The great question which confronts you in the practical world is "What can you do with what you know?" Can you transmute your knowledge into power? Your ability to read your Latin diploma is not a test of true education; a stuffed memory does not make an educated man. The knowledge that can be utilized, that can be translated into power, constitutes the only education worthy of the name. There are thousands of college-bred men in this country, who are loaded down with knowledge that they have never been able to utilize, to make available for working purposes. There is a great difference between absorbing knowledge, making a sponge of one's brain, and transmuting every bit of knowledge into power, into working capital.

As the silkworm transmutes the mulberry leaf into satin, so you should transmute your knowledge into practical wisdom.

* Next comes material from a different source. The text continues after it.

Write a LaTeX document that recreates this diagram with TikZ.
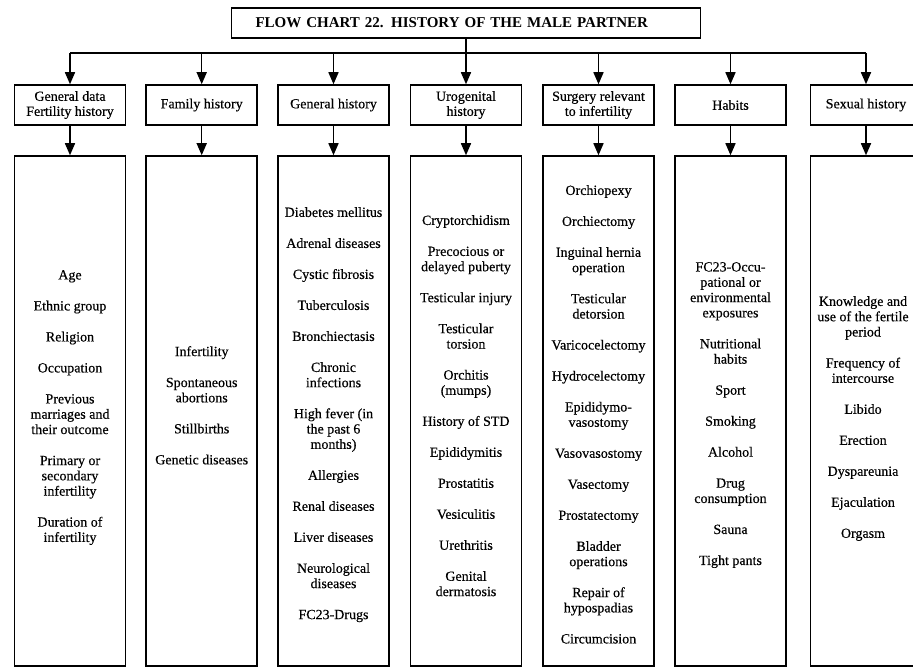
\documentclass[tikz,border=0pt]{standalone}
\usepackage{fontspec}
\setmainfont{Liberation Serif}
\newfontfamily\inkfont{Liberation Serif}[FakeBold=0.4]
\usetikzlibrary{arrows.meta}
% gap between two entries of a list
\newcommand{\nx}{\\[15.7pt]}
\begin{document}
\begin{tikzpicture}[x=1pt,y=-1pt,
  frame/.style={draw,line width=1.5pt,inner sep=0pt},
  titlebox/.style={frame,minimum width=469pt,minimum height=30pt,inner xsep=24pt,
    text width=421pt,align=left,font=\fontsize{15}{17}\selectfont\bfseries},
  head/.style={frame,minimum width=111pt,minimum height=40pt,align=center,
    font=\inkfont\fontsize{14}{15}\selectfont},
  body/.style={frame,minimum width=111pt,minimum height=510pt},
  list/.style={anchor=north,inner sep=0pt,align=center,
    font=\inkfont\fontsize{14}{15.3}\selectfont},
  arr/.style={line width=1.5pt,-{Triangle[length=12pt,width=10pt]}},
  bus/.style={line width=1.5pt}]
\useasboundingbox (0,0) rectangle (913,668);
\clip (0,0) rectangle (913,668);
\fill[white] (0,0) rectangle (913,668);

% title
\node[titlebox] (title) at (466,23) {FLOW CHART 22. HISTORY OF THE MALE PARTNER};

% category headers
\node[head] (h1) at (70,105)    {General data\\Fertility history};
\node[head] (h2) at (201.7,105) {Family history};
\node[head] (h3) at (333.5,105) {General history};
\node[head] (h4) at (466,105)   {Urogenital\\history};
\node[head] (h5) at (598.5,105) {Surgery relevant\\to infertility};
\node[head] (h6) at (730.5,105) {Habits};
\node[head] (h7) at (866,105)   {Sexual history};

% list boxes
\node[body] (b1) at (70,411)    {};
\node[body] (b2) at (201.7,411) {};
\node[body] (b3) at (333.5,411) {};
\node[body] (b4) at (466,411)   {};
\node[body] (b5) at (598.5,411) {};
\node[body] (b6) at (730.5,411) {};
\node[body] (b7) at (866,411)   {};

% list contents
\node[list] (t1) at (70,270) {Age\nx Ethnic group\nx Religion\nx Occupation\nx
  Previous\\marriages and\\their outcome\nx Primary or\\secondary\\infertility\nx
  Duration of\\infertility};
\node[list] (t2) at (201.7,346) {Infertility\nx Spontaneous\\abortions\nx Stillbirths\nx
  Genetic diseases};
\node[list] (t3) at (333.5,207) {Diabetes mellitus\nx Adrenal diseases\nx Cystic fibrosis\nx
  Tuberculosis\nx Bronchiectasis\nx Chronic\\infections\nx High fever (in\\the past 6\\months)\nx
  Allergies\nx Renal diseases\nx Liver diseases\nx Neurological\\diseases\nx FC23-Drugs};
\node[list] (t4) at (466,215) {Cryptorchidism\nx Precocious or\\delayed puberty\nx
  Testicular injury\nx Testicular\\torsion\nx Orchitis\\(mumps)\nx History of STD\nx
  Epididymitis\nx Prostatitis\nx Vesiculitis\nx Urethritis\nx Genital\\dermatosis};
\node[list] (t5) at (598.5,185) {Orchiopexy\nx Orchiectomy\nx Inguinal hernia\\operation\nx
  Testicular\\detorsion\nx Varicocelectomy\nx Hydrocelectomy\nx Epididymo-\\vasostomy\nx
  Vasovasostomy\nx Vasectomy\nx Prostatectomy\nx Bladder\\operations\nx
  Repair of\\hypospadias\nx Circumcision};
\node[list] (t6) at (730.5,262) {FC23-Occu-\\pational or\\environmental\\exposures\nx
  Nutritional\\habits\nx Sport\nx Smoking\nx Alcohol\nx Drug\\consumption\nx Sauna\nx
  Tight pants};
\node[list] (t7) at (863,296) {Knowledge and\\use of the fertile\\period\nx
  Frequency of\\intercourse\nx Libido\nx Erection\nx Dyspareunia\nx Ejaculation\nx Orgasm};

% distribution bus
\coordinate (j1) at (70,53);
\coordinate (j2) at (201.7,53);
\coordinate (j3) at (333.5,53);
\coordinate (j5) at (598.5,53);
\coordinate (j6) at (730.5,53);
\coordinate (j7) at (866,53);
\draw[bus] (j1) -- (j7);
\draw[arr] (title.south) -- (h4.north);
\foreach \i in {1,2,3,5,6,7} {\draw[arr] (j\i) -- (h\i.north);}
\foreach \i in {1,...,7} {\draw[arr] (h\i.south) -- (b\i.north);}
\end{tikzpicture}
\end{document}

There is no situation in life in which the beneficent influence of a well-assimilated education will not make itself felt.

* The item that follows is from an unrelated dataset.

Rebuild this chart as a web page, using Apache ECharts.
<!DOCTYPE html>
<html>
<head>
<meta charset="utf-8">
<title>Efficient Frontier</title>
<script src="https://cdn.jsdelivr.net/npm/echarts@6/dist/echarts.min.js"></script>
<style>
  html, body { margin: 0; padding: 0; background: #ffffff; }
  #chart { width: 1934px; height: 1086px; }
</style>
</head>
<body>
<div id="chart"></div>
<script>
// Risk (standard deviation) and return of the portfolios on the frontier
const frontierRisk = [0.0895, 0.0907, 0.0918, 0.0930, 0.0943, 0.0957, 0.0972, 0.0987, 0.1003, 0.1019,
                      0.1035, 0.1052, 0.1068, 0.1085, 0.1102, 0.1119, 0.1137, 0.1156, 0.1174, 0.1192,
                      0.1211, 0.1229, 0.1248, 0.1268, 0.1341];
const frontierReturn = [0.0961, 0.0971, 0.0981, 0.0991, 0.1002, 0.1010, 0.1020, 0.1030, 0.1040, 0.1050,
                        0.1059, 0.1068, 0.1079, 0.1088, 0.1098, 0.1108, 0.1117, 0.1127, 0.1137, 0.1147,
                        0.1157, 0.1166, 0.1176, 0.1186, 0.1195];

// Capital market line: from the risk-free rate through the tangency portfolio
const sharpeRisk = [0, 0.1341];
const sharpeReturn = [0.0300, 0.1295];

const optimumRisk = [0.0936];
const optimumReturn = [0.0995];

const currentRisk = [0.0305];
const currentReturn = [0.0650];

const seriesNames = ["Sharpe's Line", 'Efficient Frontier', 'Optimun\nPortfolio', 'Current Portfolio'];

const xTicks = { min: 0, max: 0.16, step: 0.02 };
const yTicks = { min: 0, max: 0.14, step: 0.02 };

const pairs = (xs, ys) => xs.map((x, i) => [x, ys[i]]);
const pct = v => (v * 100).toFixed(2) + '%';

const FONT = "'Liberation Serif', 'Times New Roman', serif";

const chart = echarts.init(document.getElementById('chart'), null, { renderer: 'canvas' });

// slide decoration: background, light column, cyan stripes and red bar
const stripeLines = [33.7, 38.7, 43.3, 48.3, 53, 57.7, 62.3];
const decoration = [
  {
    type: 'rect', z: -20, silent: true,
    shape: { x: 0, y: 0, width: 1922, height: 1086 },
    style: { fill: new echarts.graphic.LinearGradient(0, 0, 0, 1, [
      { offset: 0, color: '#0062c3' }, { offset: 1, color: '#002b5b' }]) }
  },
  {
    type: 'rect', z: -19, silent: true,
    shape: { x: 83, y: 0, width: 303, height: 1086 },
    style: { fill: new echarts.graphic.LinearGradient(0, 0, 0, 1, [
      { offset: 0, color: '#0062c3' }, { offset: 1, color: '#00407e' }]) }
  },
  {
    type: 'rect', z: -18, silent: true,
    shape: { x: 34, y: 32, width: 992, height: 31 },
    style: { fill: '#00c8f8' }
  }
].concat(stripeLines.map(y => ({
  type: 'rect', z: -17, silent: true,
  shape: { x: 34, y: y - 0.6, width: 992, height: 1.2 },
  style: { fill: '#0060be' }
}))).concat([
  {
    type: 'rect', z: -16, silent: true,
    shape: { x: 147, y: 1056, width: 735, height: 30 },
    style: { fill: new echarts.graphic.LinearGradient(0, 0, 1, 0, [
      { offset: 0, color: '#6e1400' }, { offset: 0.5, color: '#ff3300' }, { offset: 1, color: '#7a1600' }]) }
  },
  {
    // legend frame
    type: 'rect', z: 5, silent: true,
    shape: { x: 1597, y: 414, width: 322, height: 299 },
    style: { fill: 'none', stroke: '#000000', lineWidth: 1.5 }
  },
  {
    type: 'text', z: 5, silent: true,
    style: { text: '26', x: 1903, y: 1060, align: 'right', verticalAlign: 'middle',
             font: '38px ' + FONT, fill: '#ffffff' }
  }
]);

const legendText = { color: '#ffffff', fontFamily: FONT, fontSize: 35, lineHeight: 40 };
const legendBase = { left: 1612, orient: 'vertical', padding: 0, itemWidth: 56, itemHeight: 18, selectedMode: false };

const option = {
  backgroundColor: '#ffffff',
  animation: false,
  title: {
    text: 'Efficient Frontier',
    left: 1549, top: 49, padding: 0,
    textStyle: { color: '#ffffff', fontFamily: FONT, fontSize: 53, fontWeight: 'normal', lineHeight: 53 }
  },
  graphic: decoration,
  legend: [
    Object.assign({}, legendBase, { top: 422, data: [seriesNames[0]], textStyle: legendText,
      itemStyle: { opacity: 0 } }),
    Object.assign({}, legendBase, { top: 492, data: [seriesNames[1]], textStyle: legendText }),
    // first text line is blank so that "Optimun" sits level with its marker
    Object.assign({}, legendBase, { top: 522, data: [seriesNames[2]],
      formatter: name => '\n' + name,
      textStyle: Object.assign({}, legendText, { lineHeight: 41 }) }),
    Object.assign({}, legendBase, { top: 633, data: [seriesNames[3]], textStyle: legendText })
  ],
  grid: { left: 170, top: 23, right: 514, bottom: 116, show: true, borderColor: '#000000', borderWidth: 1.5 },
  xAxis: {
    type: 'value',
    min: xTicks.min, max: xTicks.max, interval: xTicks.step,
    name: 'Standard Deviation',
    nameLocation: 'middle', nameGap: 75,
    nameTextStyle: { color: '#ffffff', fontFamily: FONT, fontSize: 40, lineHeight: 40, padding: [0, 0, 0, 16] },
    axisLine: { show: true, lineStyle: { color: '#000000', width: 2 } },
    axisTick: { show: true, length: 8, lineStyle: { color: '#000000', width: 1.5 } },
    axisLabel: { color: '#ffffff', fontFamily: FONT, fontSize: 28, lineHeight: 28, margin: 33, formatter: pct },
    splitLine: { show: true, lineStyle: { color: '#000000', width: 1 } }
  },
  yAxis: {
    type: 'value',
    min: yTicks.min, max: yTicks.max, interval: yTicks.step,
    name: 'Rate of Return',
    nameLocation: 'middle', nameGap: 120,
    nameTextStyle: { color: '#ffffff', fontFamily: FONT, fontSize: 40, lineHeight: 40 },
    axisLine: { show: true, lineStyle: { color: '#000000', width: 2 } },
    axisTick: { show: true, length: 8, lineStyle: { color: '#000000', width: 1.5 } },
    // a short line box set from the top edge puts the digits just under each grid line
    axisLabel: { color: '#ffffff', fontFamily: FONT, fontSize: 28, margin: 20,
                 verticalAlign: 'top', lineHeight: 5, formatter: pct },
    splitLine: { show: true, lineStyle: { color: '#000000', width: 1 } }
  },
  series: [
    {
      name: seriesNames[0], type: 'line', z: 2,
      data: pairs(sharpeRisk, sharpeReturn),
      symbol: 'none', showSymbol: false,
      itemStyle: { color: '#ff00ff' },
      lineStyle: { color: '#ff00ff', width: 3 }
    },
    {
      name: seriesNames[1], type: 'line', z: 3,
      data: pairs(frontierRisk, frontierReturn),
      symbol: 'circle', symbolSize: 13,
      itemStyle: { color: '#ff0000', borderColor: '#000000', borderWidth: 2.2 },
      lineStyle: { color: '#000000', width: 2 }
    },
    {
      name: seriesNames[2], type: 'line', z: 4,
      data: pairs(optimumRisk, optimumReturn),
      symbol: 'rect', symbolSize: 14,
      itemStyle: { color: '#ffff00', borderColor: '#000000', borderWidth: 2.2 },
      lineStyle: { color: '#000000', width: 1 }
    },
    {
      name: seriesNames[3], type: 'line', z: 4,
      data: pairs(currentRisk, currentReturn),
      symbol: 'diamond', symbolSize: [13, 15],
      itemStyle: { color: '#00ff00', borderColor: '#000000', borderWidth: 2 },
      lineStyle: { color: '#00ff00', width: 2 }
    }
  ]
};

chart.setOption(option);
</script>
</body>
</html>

The college man ought to be a superb figure anywhere. The consciousness of being well educated should put one at ease in any society. The knowledge that one's mentality has been broadened out by college training, that one has discovered his possibilities, not only adds wonderfully to one's happiness, but also increases one's self-confidence immeasurably, and self-confidence is the lever that moves the world. On every hand we see men of good ability who feel crippled all their lives and are often mortified, by having to confess, by the poverty of their language, their sordid ideals, their narrow outlook on life, that they are not educated. The superbly trained man can go through the world with his head up and feel conscious that he is not likely to play the ignoramus in any company, or be mortified or pained by ignorance of matters which every well-informed person is supposed to know. This assurance of knowledge multiplies self-confidence and gives infinite satisfaction.

In other words, a liberal education makes a man think a little more of himself, feel a little surer of himself, have more faith in himself, because he has discovered himself. There is also great satisfaction in the knowledge that one has not neglected the unfoldment and expansion of his mind, that he has not let the impressionable years of youth go by unimproved.

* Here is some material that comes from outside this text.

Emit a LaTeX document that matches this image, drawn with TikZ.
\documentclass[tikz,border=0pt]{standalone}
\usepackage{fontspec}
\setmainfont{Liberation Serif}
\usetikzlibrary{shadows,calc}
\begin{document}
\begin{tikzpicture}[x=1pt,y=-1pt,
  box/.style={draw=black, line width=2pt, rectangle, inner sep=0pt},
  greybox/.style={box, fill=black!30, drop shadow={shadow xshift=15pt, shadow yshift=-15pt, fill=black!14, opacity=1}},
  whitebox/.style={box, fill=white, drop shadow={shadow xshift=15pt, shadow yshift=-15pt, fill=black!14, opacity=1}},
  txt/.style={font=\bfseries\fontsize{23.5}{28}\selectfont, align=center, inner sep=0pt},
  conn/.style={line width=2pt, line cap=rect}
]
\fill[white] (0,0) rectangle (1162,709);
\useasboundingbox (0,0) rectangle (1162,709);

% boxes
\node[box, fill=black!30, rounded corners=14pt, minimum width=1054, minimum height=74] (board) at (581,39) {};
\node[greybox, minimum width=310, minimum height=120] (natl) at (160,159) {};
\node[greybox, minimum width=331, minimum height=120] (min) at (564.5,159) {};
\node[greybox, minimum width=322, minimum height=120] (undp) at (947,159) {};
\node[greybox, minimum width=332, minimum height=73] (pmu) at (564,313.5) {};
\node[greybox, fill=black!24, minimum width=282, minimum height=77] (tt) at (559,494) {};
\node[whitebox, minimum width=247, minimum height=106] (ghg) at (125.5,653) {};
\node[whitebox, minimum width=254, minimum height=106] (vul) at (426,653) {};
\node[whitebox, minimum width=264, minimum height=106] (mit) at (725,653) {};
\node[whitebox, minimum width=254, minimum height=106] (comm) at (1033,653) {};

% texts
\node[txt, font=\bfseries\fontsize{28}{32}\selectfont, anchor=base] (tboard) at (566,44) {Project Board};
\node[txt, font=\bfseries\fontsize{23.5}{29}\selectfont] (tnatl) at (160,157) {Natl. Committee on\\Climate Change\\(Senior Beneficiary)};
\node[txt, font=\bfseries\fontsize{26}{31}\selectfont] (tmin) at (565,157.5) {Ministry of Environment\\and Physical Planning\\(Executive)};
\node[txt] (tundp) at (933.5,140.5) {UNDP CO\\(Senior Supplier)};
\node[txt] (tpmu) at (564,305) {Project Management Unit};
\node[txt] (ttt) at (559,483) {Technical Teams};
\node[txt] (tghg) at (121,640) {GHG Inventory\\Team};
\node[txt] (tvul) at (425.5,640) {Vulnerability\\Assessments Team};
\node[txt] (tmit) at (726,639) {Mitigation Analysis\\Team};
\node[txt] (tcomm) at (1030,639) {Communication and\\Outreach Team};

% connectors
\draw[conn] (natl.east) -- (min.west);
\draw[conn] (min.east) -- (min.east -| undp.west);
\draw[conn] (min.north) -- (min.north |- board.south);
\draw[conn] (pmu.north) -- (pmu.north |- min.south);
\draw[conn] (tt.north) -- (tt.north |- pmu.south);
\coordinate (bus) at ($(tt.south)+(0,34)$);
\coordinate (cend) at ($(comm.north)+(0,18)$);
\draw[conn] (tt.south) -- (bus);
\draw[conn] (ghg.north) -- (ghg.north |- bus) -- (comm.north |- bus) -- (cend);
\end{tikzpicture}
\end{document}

But the best thing you carry from your alma mater is not what you there prized most, not your knowledge of the sciences, languages, literature, art; it is something infinitely more sacred, of greater value than all these, and that is your aroused ambition, your discovery of yourself, of your powers, of your possibilities; your resolution to be a little more of a man, to play a manly part in life, to do the greatest, grandest thing possible to you. This will mean infinitely more to you than all you have learned from books or lectures.

The most precious thing of all, however, if you have made the most of your chance, is the uplift, encouragement, inspiration, which you have absorbed from your teachers, from your associations; this is the embodiment of the college spirit, the spirit of your alma mater; it is that which should make you reach up as well as on, which should make you aspire instead of grovel—look up, instead of down.

The graduate should regard his education as a sacred trust. He should look upon it as a power to be used, not alone for his advancement, or for his own selfish ends, but for the betterment of all mankind. As a matter of fact, things are so arranged in this world that no one can use his divine gift for himself alone and get the best out of it. To try to keep it would be as foolish as for the farmer to hoard his seed corn in a bin instead of giving it to the earth, for fear he would never get it back.

The man who withholds the giving of himself to the world, does it at his peril, at the cost of mental and moral penury.